(Rows from a dataset)
↓↓↓
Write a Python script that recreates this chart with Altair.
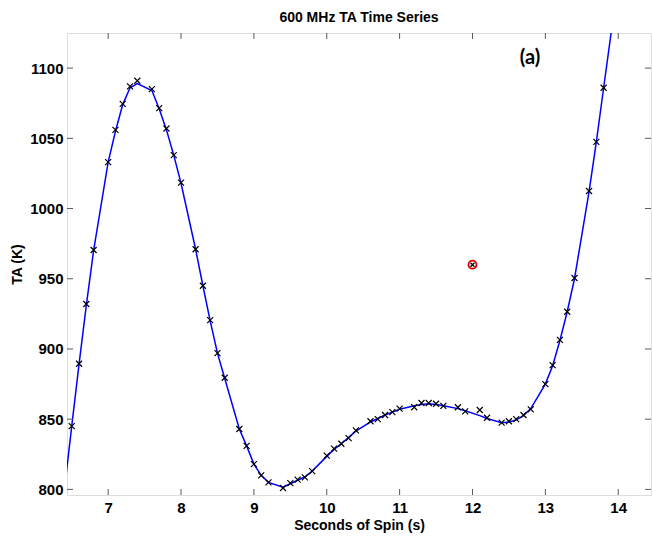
import altair as alt
import pandas as pd

# Smooth fitted curve
line_x = [6.4, 6.5, 6.6, 6.7, 6.8, 7.0, 7.1, 7.2, 7.3, 7.4, 7.6, 7.7, 7.8, 7.9, 8.0,
          8.2, 8.3, 8.4, 8.5, 8.6, 8.8, 8.9, 9.0, 9.1, 9.2, 9.4, 9.5, 9.6, 9.7, 9.8,
          10.0, 10.1, 10.2, 10.3, 10.4, 10.6, 10.7, 10.8, 10.9, 11.0, 11.2, 11.3, 11.4,
          11.5, 11.6, 11.8, 11.9, 12.1, 12.2, 12.4, 12.5, 12.6, 12.7, 12.8, 13.0, 13.1,
          13.2, 13.3, 13.4, 13.6, 13.7, 13.8, 13.9, 14.0]
line_y = [800, 845, 889, 931, 970, 1033, 1055, 1074, 1086, 1089, 1084, 1071, 1056, 1038, 1018,
          971, 945, 920, 897, 879, 843, 831, 818, 810, 805, 801.5, 804, 806.5, 809, 813,
          823.5, 828.5, 832.5, 837, 841.5, 848, 850.5, 853, 855, 857, 859.5, 860.5, 861,
          860.5, 859.5, 857.5, 856, 852.5, 850.5, 847.5, 848, 849.5, 852.5, 857.5, 875, 888,
          906, 926.5, 950, 1012, 1047.5, 1086, 1124, 1165]

# Measured samples (x markers)
pts_x = [6.5, 6.6, 6.7, 6.8, 7.0, 7.1, 7.2, 7.3, 7.4, 7.6, 7.7, 7.8, 7.9, 8.0,
         8.2, 8.3, 8.4, 8.5, 8.6, 8.8, 8.9, 9.0, 9.1, 9.2, 9.4, 9.5, 9.6, 9.7, 9.8,
         10.0, 10.1, 10.2, 10.3, 10.4, 10.6, 10.7, 10.8, 10.9, 11.0, 11.2, 11.3, 11.4,
         11.5, 11.6, 11.8, 11.9, 12.1, 12.2, 12.4, 12.5, 12.6, 12.7, 12.8, 13.0, 13.1,
         13.2, 13.3, 13.4, 13.6, 13.7, 13.8]
pts_y = [845, 889.5, 932, 970.5, 1033, 1056, 1074.5, 1087, 1091, 1085, 1071.5, 1057, 1038, 1018.5,
         971, 945, 920.5, 897, 879.5, 843, 831, 818, 810, 805, 801, 804.5, 807, 808.5, 813,
         824, 829, 832.5, 836.5, 842, 848.5, 850, 853, 855, 857.5, 858.5, 861.5, 861.5,
         861, 859.5, 858.5, 855.5, 856.5, 851, 847.5, 848.5, 850, 853, 857, 875, 888.5,
         906.5, 926.5, 950.5, 1012.5, 1047.5, 1086]

# Highlighted point
hl_x = [12.0]
hl_y = [960]

x_ticks = [7, 8, 9, 10, 11, 12, 13, 14]
y_ticks = [800, 850, 900, 950, 1000, 1050, 1100]

W, H = 584, 462
X_DOM = [6.435, 14.45]
Y_DOM = [796, 1125]
FONT = "Liberation Sans"
AXC = "#5a5a5a"

xs = alt.Scale(domain=X_DOM, nice=False, zero=False)
ys = alt.Scale(domain=Y_DOM, nice=False, zero=False)

line_df = pd.DataFrame({"t": line_x, "ta": line_y})
pts_df = pd.DataFrame({"t": pts_x, "ta": pts_y})
hl_df = pd.DataFrame({"t": hl_x, "ta": hl_y})
xt_df = pd.DataFrame({"t": x_ticks})
yt_df = pd.DataFrame({"ta": y_ticks})

xaxis = alt.Axis(values=x_ticks, format="d", ticks=False, domain=False, grid=False, labelFont=FONT,
                 labelFontSize=15, labelFontWeight="bold", labelColor="black", labelPadding=5,
                 title="Seconds of Spin (s)", titleFont=FONT, titleFontSize=14,
                 titleFontWeight="bold", titleColor="black", titlePadding=3)
yaxis = alt.Axis(values=y_ticks, format="d", ticks=False, domain=False, grid=False, labelFont=FONT,
                 labelFontSize=15, labelFontWeight="bold", labelColor="black", labelPadding=4,
                 title="TA (K)", titleFont=FONT, titleFontSize=14,
                 titleFontWeight="bold", titleColor="black", titlePadding=5)

X = alt.X("t:Q", scale=xs, axis=xaxis, title="Seconds of Spin (s)")
Y = alt.Y("ta:Q", scale=ys, axis=yaxis, title="TA (K)")

curve = alt.Chart(line_df).mark_line(color="#0000ff", strokeWidth=1.5, clip=True).encode(x=X, y=Y)

xshape = "M-1,-1L1,1M-1,1L1,-1"
markers = alt.Chart(pts_df).mark_point(shape=xshape, color="black", size=36, strokeWidth=1.2,
                                       filled=False, opacity=1).encode(x=X, y=Y)

hl_circle = alt.Chart(hl_df).mark_point(shape="circle", color="#e00000", size=64, strokeWidth=1.8,
                                        filled=False, opacity=1).encode(x=X, y=Y)
hl_x_mark = alt.Chart(hl_df).mark_point(shape=xshape, color="black", size=16, strokeWidth=1.3,
                                        filled=False, opacity=1).encode(x=X, y=Y)

tick_len = 6
xt_bottom = alt.Chart(xt_df).mark_rule(color=AXC, strokeWidth=1).encode(
    x=X, y=alt.value(H), y2=alt.value(H - tick_len))
xt_top = alt.Chart(xt_df).mark_rule(color=AXC, strokeWidth=1).encode(
    x=X, y=alt.value(0), y2=alt.value(tick_len))
yt_left = alt.Chart(yt_df).mark_rule(color=AXC, strokeWidth=1).encode(
    y=Y, x=alt.value(0), x2=alt.value(tick_len))
yt_right = alt.Chart(yt_df).mark_rule(color=AXC, strokeWidth=1).encode(
    y=Y, x=alt.value(W), x2=alt.value(W - tick_len))

label = alt.Chart(pd.DataFrame({"txt": ["(a)"]})).mark_text(
    font="Lato", fontSize=20, fontWeight="bold", color="black", align="center", baseline="middle"
).encode(text="txt:N", x=alt.value(463), y=alt.value(25))

chart = alt.layer(
    curve, markers, hl_circle, hl_x_mark, xt_bottom, xt_top, yt_left, yt_right, label
).properties(
    width=W, height=H,
    title=alt.TitleParams("600 MHz TA Time Series", font=FONT, fontSize=14, fontWeight="bold",
                          color="black", anchor="middle", offset=8),
    autosize=alt.AutoSizeParams(type="none"),
    padding={"left": 67, "top": 33, "right": 1, "bottom": 42},
).configure_view(stroke=AXC, strokeWidth=1).configure(background="white")

chart.save("out.html", embed_options={"renderer": "svg", "actions": False})
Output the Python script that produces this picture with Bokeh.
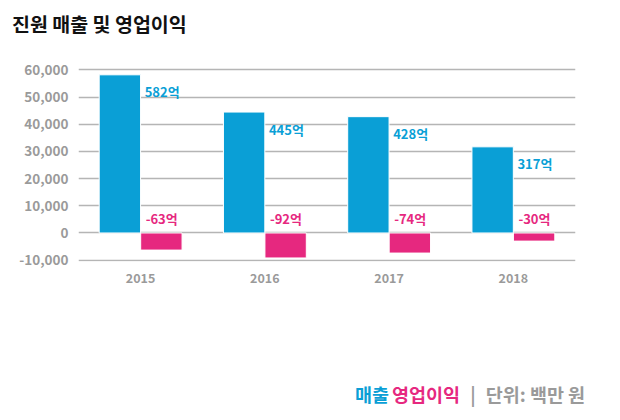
↑↑↑
# [WHAT THE TASK REQUIRES]
Set down word for word the lines from the first entry through the line with "import pandas as pd", both included, omitting pictures.

# [FULL OUTPUT]
Write a Python script that recreates this chart with Altair.
import altair as alt
import pandas as pd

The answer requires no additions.